The electrostatic force and the resulting displacement (δx) are proportional to the square of the electric field (E 2) along x, and therefore the device is not able to discriminate the oriented direction of the electric field, that is, the sign, which could be a limitation in applications where it is necessary to detect voltage or charge polarity. Indeed, due to this quadratic transduction relationship, the device is, strictly speaking, a field intensity (or magnitude) sensor rather than a field sensor.
The nonlinearity of the sensor response means that an electric field that is sinusoidal at the frequency f will produce a sinusoidal sensor output at the double frequency, 2f. Kainz and colleagues exploit this characteristic of their devices to test them in a set up where an a.c. input electric field at frequency f is applied and the output signal is detected at frequency 2f using a lock-in technique. Applying this approach out of the lab would be equivalent to performing a frequency analysis of the unknown field magnitude at half the reference frequency used in the lock-in. The researchers fabricated a series of sensors with slightly different dimensions, resulting in each having different values for the input frequency bandwidth, the maximum measurable field and the equivalent field fluctuation spectral density, which defines the resolution of the device. For one set of dimensions, values of around 75 Hz, 100 kV m–1, and 200 V m–1 Hz–1/2, respectively, were obtained.

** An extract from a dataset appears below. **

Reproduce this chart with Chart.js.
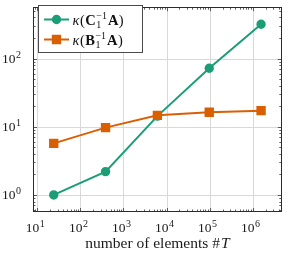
<!DOCTYPE html>
<html>
<head>
<meta charset="utf-8">
<script src="https://cdn.jsdelivr.net/npm/chart.js@4/dist/chart.umd.min.js"></script>
<style>
  html, body { margin: 0; padding: 0; background: #fff; }
  #wrap { width: 289px; height: 258px; }
</style>
</head>
<body>
<div id="wrap"><canvas id="kappa-chart"></canvas></div>
<script>
// data (mesh refined by factor 16 each step)
const numElements = [24, 384, 6144, 98304, 1572864];
const kappaC = [1.0, 2.2, 14.3, 72, 318];   // kappa(C1^-1 A)
const kappaB = [5.7, 9.7, 14.7, 16.3, 17.2]; // kappa(B1^-1 A)
const xDecades = [1, 2, 3, 4, 5, 6];
const yDecades = [0, 1, 2];
const xTitle = 'number of elements #';

const green = '#1b9e77';
const orange = '#d95f02';
const serif = '"Liberation Serif", "DejaVu Serif", serif';

// pgfplots style limits: data range enlarged by 10% in log space
function logLimits(vals) {
  const lo = Math.log10(Math.min(...vals)), hi = Math.log10(Math.max(...vals));
  const pad = (hi - lo) * 0.1;
  return [Math.pow(10, lo - pad), Math.pow(10, hi + pad)];
}
const [xMin, xMax] = logLimits(numElements);
const [yMin, yMax] = logLimits(kappaC.concat(kappaB));

function logTicks(min, max) {
  const out = [];
  for (let e = Math.floor(Math.log10(min)); e <= Math.ceil(Math.log10(max)); e++) {
    for (let m = 1; m <= 9; m++) {
      const v = m * Math.pow(10, e);
      if (v >= min && v <= max) out.push({ value: v });
    }
  }
  return out;
}
const isDecade = v => Math.abs(Math.log10(v) - Math.round(Math.log10(v))) < 1e-9;

function toPoints(ys) {
  return numElements.map((x, i) => ({ x: x, y: ys[i] }));
}

// draws "10^e" with a raised exponent
function drawPower(ctx, e, x, y, align) {
  ctx.font = '13.5px ' + serif;
  const wb = ctx.measureText('10').width;
  ctx.font = '10px ' + serif;
  const we = ctx.measureText(String(e)).width;
  const w = wb + we + 0.5;
  let left = x;
  if (align === 'center') left = x - w / 2;
  if (align === 'right') left = x - w;
  ctx.textAlign = 'left';
  ctx.textBaseline = 'alphabetic';
  ctx.font = '13.5px ' + serif;
  ctx.fillText('10', left, y);
  ctx.font = '10px ' + serif;
  ctx.fillText(String(e), left + wb + 0.5, y - 5.5);
}

// kappa(X_1^-1 A) with bold matrices
function drawKappa(ctx, letter, x, y) {
  let cx = x;
  const put = (t, font, dy) => {
    ctx.font = font;
    ctx.fillText(t, cx, y + (dy || 0));
    return ctx.measureText(t).width;
  };
  ctx.textAlign = 'left';
  ctx.textBaseline = 'alphabetic';
  cx += put('κ', 'italic 14.5px ' + serif) + 0.5;
  cx += put('(', '14.5px ' + serif) + 0.5;
  cx += put(letter, 'bold 14.5px ' + serif) + 0.5;
  ctx.font = '10px ' + serif;
  const wsup = ctx.measureText('−1').width;
  ctx.fillText('−1', cx, y - 6);
  ctx.fillText('1', cx, y + 3.5);
  cx += wsup + 1;
  cx += put('A', 'bold 14.5px ' + serif) + 0.5;
  put(')', '14.5px ' + serif);
}

const pgfLook = {
  id: 'pgfLook',
  beforeDatasetsDraw(chart) {
    // major grid lines at the decades only
    const ctx = chart.ctx;
    const a = chart.chartArea;
    const xs = chart.scales.x, ys = chart.scales.y;
    ctx.save();
    ctx.strokeStyle = '#d9d9d9';
    ctx.lineWidth = 1;
    ctx.beginPath();
    xs.ticks.filter(t => isDecade(t.value)).forEach(t => {
      const px = Math.round(xs.getPixelForValue(t.value)) + 0.5;
      ctx.moveTo(px, a.top); ctx.lineTo(px, a.bottom);
    });
    ys.ticks.filter(t => isDecade(t.value)).forEach(t => {
      const py = Math.round(ys.getPixelForValue(t.value)) + 0.5;
      ctx.moveTo(a.left, py); ctx.lineTo(a.right, py);
    });
    ctx.stroke();
    ctx.restore();
  },
  afterDraw(chart) {
    const ctx = chart.ctx;
    const a = chart.chartArea;
    const xs = chart.scales.x, ys = chart.scales.y;
    ctx.save();
    // inward tick marks on all four sides
    ctx.strokeStyle = '#3a3a3a';
    ctx.lineWidth = 0.8;
    ctx.beginPath();
    xs.ticks.forEach(t => {
      const px = Math.round(xs.getPixelForValue(t.value)) + 0.5;
      const len = isDecade(t.value) ? 4 : 2.5;
      ctx.moveTo(px, a.bottom); ctx.lineTo(px, a.bottom - len);
      ctx.moveTo(px, a.top); ctx.lineTo(px, a.top + len);
    });
    ys.ticks.forEach(t => {
      const py = Math.round(ys.getPixelForValue(t.value)) + 0.5;
      const len = isDecade(t.value) ? 4 : 2.5;
      ctx.moveTo(a.left, py); ctx.lineTo(a.left + len, py);
      ctx.moveTo(a.right, py); ctx.lineTo(a.right - len, py);
    });
    ctx.stroke();
    // frame
    ctx.strokeStyle = '#2b2b2b';
    ctx.lineWidth = 1;
    ctx.strokeRect(Math.round(a.left) + 0.5, Math.round(a.top) + 0.5,
      Math.round(a.right - a.left) - 1, Math.round(a.bottom - a.top) - 1);

    // tick labels
    ctx.fillStyle = '#1a1a1a';
    xDecades.forEach(e => {
      const px = xs.getPixelForValue(Math.pow(10, e));
      drawPower(ctx, e, px - 2, a.bottom + 20, 'center');
    });
    yDecades.forEach(e => {
      const py = ys.getPixelForValue(Math.pow(10, e));
      drawPower(ctx, e, a.left - 12, py + 4.5, 'right');
    });

    // axis title
    const fs = '15.5px ' + serif;
    ctx.font = fs;
    const w1 = ctx.measureText(xTitle).width;
    ctx.font = 'italic ' + fs;
    const w2 = ctx.measureText('T').width;
    const tx = (a.left + a.right) / 2 - (w1 + w2 + 1) / 2;
    ctx.textAlign = 'left';
    ctx.font = fs;
    ctx.fillText(xTitle, tx, 248);
    ctx.font = 'italic ' + fs;
    ctx.fillText('T', tx + w1 + 1, 248);

    // legend
    const lx = 38.5, ly = 5.5, lw = 104, lh = 47;
    ctx.fillStyle = '#fff';
    ctx.fillRect(lx, ly, lw, lh);
    ctx.strokeStyle = '#4a4a4a';
    ctx.lineWidth = 1;
    ctx.strokeRect(lx, ly, lw, lh);
    chart.data.datasets.slice().sort((p, q) => p.legendRank - q.legendRank).forEach((ds, i) => {
      const cy = 19.5 + i * 20;
      ctx.strokeStyle = ds.borderColor;
      ctx.lineWidth = 2;
      ctx.beginPath();
      ctx.moveTo(44, cy); ctx.lineTo(69, cy);
      ctx.stroke();
      Chart.helpers.drawPoint(ctx, {
        pointStyle: ds.pointStyle, radius: ds.pointRadius, borderWidth: 1
      }, 56.5, cy);
      ctx.fillStyle = ds.borderColor;
      ctx.fill();
      ctx.fillStyle = '#111';
      drawKappa(ctx, ds.matrix, 72.5, cy + 5);
    });
    ctx.restore();
  }
};

new Chart(document.getElementById('kappa-chart'), {
  type: 'line',
  data: {
    datasets: [
      {
        label: 'kappa(C1^-1 A)', matrix: 'C', legendRank: 0,
        data: toPoints(kappaC),
        borderColor: green, backgroundColor: green,
        pointBackgroundColor: green, pointBorderColor: green,
        borderWidth: 2, pointStyle: 'circle', pointRadius: 3.7,
        order: 1
      },
      {
        label: 'kappa(B1^-1 A)', matrix: 'B', legendRank: 1,
        data: toPoints(kappaB),
        borderColor: orange, backgroundColor: orange,
        pointBackgroundColor: orange, pointBorderColor: orange,
        borderWidth: 2, pointStyle: 'rect', pointRadius: 5.2,
        order: 0
      }
    ]
  },
  options: {
    responsive: true,
    maintainAspectRatio: false,
    animation: false,
    layout: { padding: { top: 1, right: 2, left: 0, bottom: 0 } },
    plugins: { legend: { display: false }, tooltip: { enabled: false } },
    scales: {
      x: {
        type: 'logarithmic', min: xMin, max: xMax,
        afterBuildTicks: s => { s.ticks = logTicks(xMin, xMax); },
        afterFit: s => { s.height = 46; },
        ticks: { display: false },
        grid: { display: false },
        border: { display: false }
      },
      y: {
        type: 'logarithmic', min: yMin, max: yMax,
        afterBuildTicks: s => { s.ticks = logTicks(yMin, yMax); },
        afterFit: s => { s.width = 33; },
        ticks: { display: false },
        grid: { display: false },
        border: { display: false }
      }
    }
  },
  plugins: [pgfLook]
});
</script>
</body>
</html>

The sensors were also tested under a d.c. electric field and the expected quadratic response observed. As often happens with d.c. field meters, the d.c. measurements proved problematic in terms of stability. In particular, due to the finite conductivity of air, charge leakage occurred, which prevented true d.c. measurements and limited the lower frequency to about 0.5 Hz. The effect could be mitigated by operating the sensor in a vacuum. The researchers also analysed the influence of temperature on the device. They found that between –40 and 50 °C, the elastic stiffness of the MEMS sensors exhibits a temperature dependency of around 10%, which could possibly be reduced in a new design. While work remains to be done to optimize and refine the performance of these devices, Kainz and colleagues have introduced a novel approach to the field of microscale electric field sensors. Their compact MEMS devices, which can provide localized measurements of electric field strength with limited field distortion, could provide a valuable method for diverse applications.